The problem of elastic wave propagation in a periodic system such as the one depicted in Figure 1 can be simplified to an eigenvalue problem by using the Bloch theory, as [35]:

(41) $\left|T-e^{ikd}I\right|=0$(41)

where $I$ is a $4\times 4$ unit matrix, $k$ is the Bloch wave number, and $d=d_1+d_2$ is the thickness of the unit cell. By calculating the frequency $\omega$ corresponding to all wavenumbers $k$ in the irreducible Brillouin zone, the dispersion curve of the 1D flexoelectric PC can be obtained.

4. Prediction of localization factor

Localization factor is an important concept introduced to describe vibration localization in near-periodic structures [36]. It describes the average exponential decay of fluctuation amplitude when an elastic wave propagates in a detuning periodic structure and can be used to characterize the influence of localization phenomenon on structural vibration and strength.

To calculate the localization factor, two approaches are commonly adopted: one is the Lyapunov method [37] and the other is the matrix eigenvalue method [38]. By contrast, the calculation with the method of matrix eigenvalue is fairly intuitive, while the calculation process of the Lyapunov method is more complex and cumbersome. For simplicity, the matrix eigenvalue method is employed in the present study.
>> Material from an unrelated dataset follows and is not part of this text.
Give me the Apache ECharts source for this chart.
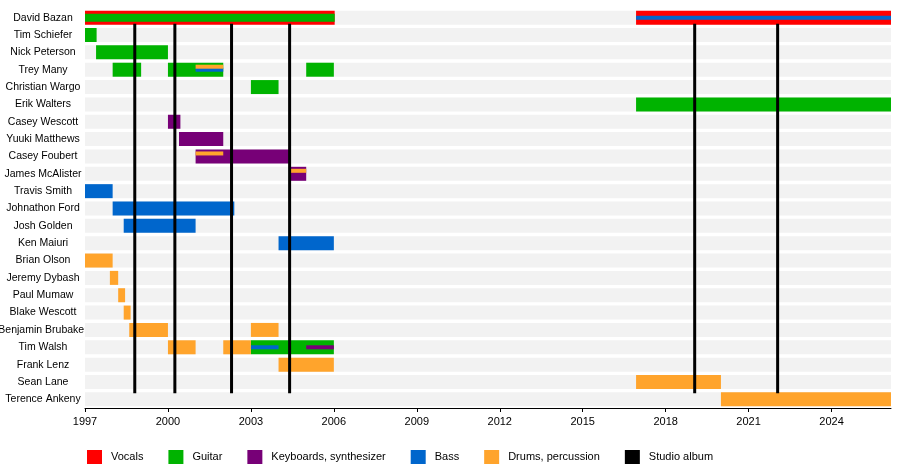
<!DOCTYPE html>
<html><head><meta charset="utf-8">
<script src="https://cdn.jsdelivr.net/npm/echarts@6/dist/echarts.min.js"></script>
<style>html,body{margin:0;background:#fff}#c{width:900px;height:466px}</style>
</head><body><div id="c"></div>
<script>
const members = ["David Bazan","Tim Schiefer","Nick Peterson","Trey Many","Christian Wargo","Erik Walters","Casey Wescott","Yuuki Matthews","Casey Foubert","James McAlister","Travis Smith","Johnathon Ford","Josh Golden","Ken Maiuri","Brian Olson","Jeremy Dybash","Paul Mumaw","Blake Wescott","Benjamin Brubaker","Tim Walsh","Frank Lenz","Sean Lane","Terence Ankeny"];
const xTicks = [1997,2000,2003,2006,2009,2012,2015,2018,2021,2024];
const END = 2026.15;
// [member, start, end, layer]  layer 0 = main bar, 1 = wide inner band, 2 = thin inner band
const vocals = [["David Bazan",1997,2006.03,0],["David Bazan",2016.93,END,0]];
const guitar = [["David Bazan",1997,2006.03,1],["Tim Schiefer",1997,1997.42,0],["Nick Peterson",1997.4,2000,0],
  ["Trey Many",1998,1999.03,0],["Trey Many",2000,2002,0],["Trey Many",2005,2006,0],["Christian Wargo",2003,2004,0],
  ["Erik Walters",2016.93,END,0],["Tim Walsh",2003,2006,0]];
const keys = [["Casey Wescott",2000,2000.45,0],["Yuuki Matthews",2000.4,2002,0],["Casey Foubert",2001,2004.4,0],
  ["James McAlister",2004.4,2005,0],["Tim Walsh",2005,2006,2]];
const bass = [["David Bazan",2016.93,END,2],["Travis Smith",1997,1998,0],["Johnathon Ford",1998,2002.4,0],
  ["Josh Golden",1998.4,2001,0],["Ken Maiuri",2004,2006,0],["Trey Many",2001,2002,2],["Tim Walsh",2003,2004,2]];
const drums = [["Brian Olson",1997,1998,0],["Jeremy Dybash",1997.9,1998.2,0],["Paul Mumaw",1998.2,1998.45,0],
  ["Blake Wescott",1998.4,1998.65,0],["Benjamin Brubaker",1998.6,2000,0],["Benjamin Brubaker",2003,2004,0],
  ["Tim Walsh",2000,2001,0],["Tim Walsh",2002,2003,0],["Frank Lenz",2004,2006,0],["Sean Lane",2016.93,2020,0],
  ["Terence Ankeny",2020,END,0],["Trey Many",2001,2002,3],["Casey Foubert",2001,2002,3],["James McAlister",2004.4,2005,3]];
const albums = [1998.8,2000.25,2002.3,2004.4,2019.05,2022.05];

const H = [14,8,4,4];
const OFF = [0,0,0,-3];
function rectSeries(name,color,data,z){
  return {type:'custom',name,z,itemStyle:{color},data:data.map(d=>[d[1],d[2],members.indexOf(d[0]),d[3]]),
    encode:{x:[0,1],y:2},
    renderItem:(p,api)=>{
      const a=api.coord([api.value(0),api.value(2)]), b=api.coord([api.value(1),api.value(2)]);
      const l=api.value(3), h=H[l];
      return {type:'rect',shape:{x:a[0],y:a[1]-h/2+OFF[l],width:b[0]-a[0],height:h},style:{fill:color}};
    }};
}
const bgSeries = {type:'custom',silent:true,z:1,data:members.map((m,i)=>[1997,END,i]),
  renderItem:(p,api)=>{const a=api.coord([1997,api.value(2)]),b=api.coord([END,api.value(2)]);
    return {type:'rect',shape:{x:a[0],y:a[1]-7,width:b[0]-a[0],height:14},style:{fill:'#f2f2f2'}};}};
const albumSeries = {type:'custom',name:'Studio album',z:10,itemStyle:{color:'#000'},data:albums.map(v=>[v]),
  renderItem:(p,api)=>{const a=api.coord([api.value(0),0]),b=api.coord([api.value(0),members.length-1]);
    return {type:'rect',shape:{x:a[0]-1.5,y:a[1]+6,width:3,height:b[1]-a[1]-12},style:{fill:'#000'}};}};

const chart = echarts.init(document.getElementById('c'));
chart.setOption({
  animation:false,
  grid:{left:85,right:9,top:9,bottom:58,containLabel:false,outerBoundsMode:'none'},
  xAxis:{type:'value',min:1997,max:END,interval:3,
    axisLine:{show:true,lineStyle:{color:'#000'}},axisTick:{show:true,length:4,lineStyle:{color:'#000'}},
    splitLine:{show:false},axisLabel:{color:'#000',fontSize:11,fontFamily:'Liberation Sans',
      formatter:v=>xTicks.includes(v)?String(v):'',showMaxLabel:false}},
  yAxis:{type:'category',data:members,inverse:true,
    axisLine:{show:false},axisTick:{show:false},
    axisLabel:{color:'#000',fontSize:10.5,fontFamily:'Liberation Sans',align:'center',margin:42}},
  legend:{left:82,top:445,itemWidth:15,itemHeight:14,itemGap:25,icon:'rect',
    textStyle:{fontSize:11,fontFamily:'Liberation Sans',color:'#000',padding:[0,0,0,4]},
    data:['Vocals','Guitar','Keyboards, synthesizer','Bass','Drums, percussion','Studio album']},
  series:[bgSeries,
    rectSeries('Vocals','#ff0000',vocals,2),
    rectSeries('Guitar','#00b300',guitar,3),
    rectSeries('Keyboards, synthesizer','#770077',keys,4),
    rectSeries('Bass','#0066cc',bass,5),
    rectSeries('Drums, percussion','#ffa42c',drums,6),
    albumSeries]
});
</script></body></html>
With 1D detuned PC is assumed, the random variables can be chosen in a range of options, such as sublayer thickness detuning, elastic modulus detuning, density detuning, flexoelectric coefficient detuning, and so on. For the convenience of analysis, the random variable of the $i\mathrm{t}\mathrm{h}$ unit cell is noted as:

(42) ${\epsilon }_i=({\epsilon }_{i1},{\epsilon }_{i2}\cdots {\epsilon }_{iq})$(42)

where q represents the number of random variables. According to the derivation of the transfer matrix above, the relationship between the $i\mathrm{t}\mathrm{h}$ and the $(i+1)\mathrm{t}\mathrm{h}$ state vectors can be written as:

(43) $v_{i+1}=T({\epsilon }_i)v_i$(43)

where $T({\epsilon }_i)$ is the transfer matrix, which is related to the random variable ${\epsilon }_i$. For a randomly detuned PC, the localization factor is an important characterization parameter that can be calculated from the eigenvalues of the transfer matrix, as:

(44) ${\lambda }_l=\underset{N\to \mathrm{\infty }}{lim}\frac{1}{N}\sum _{i=1}^{N}ln\left|{\lambda }_{i,l}({\epsilon }_i)\right|$(44)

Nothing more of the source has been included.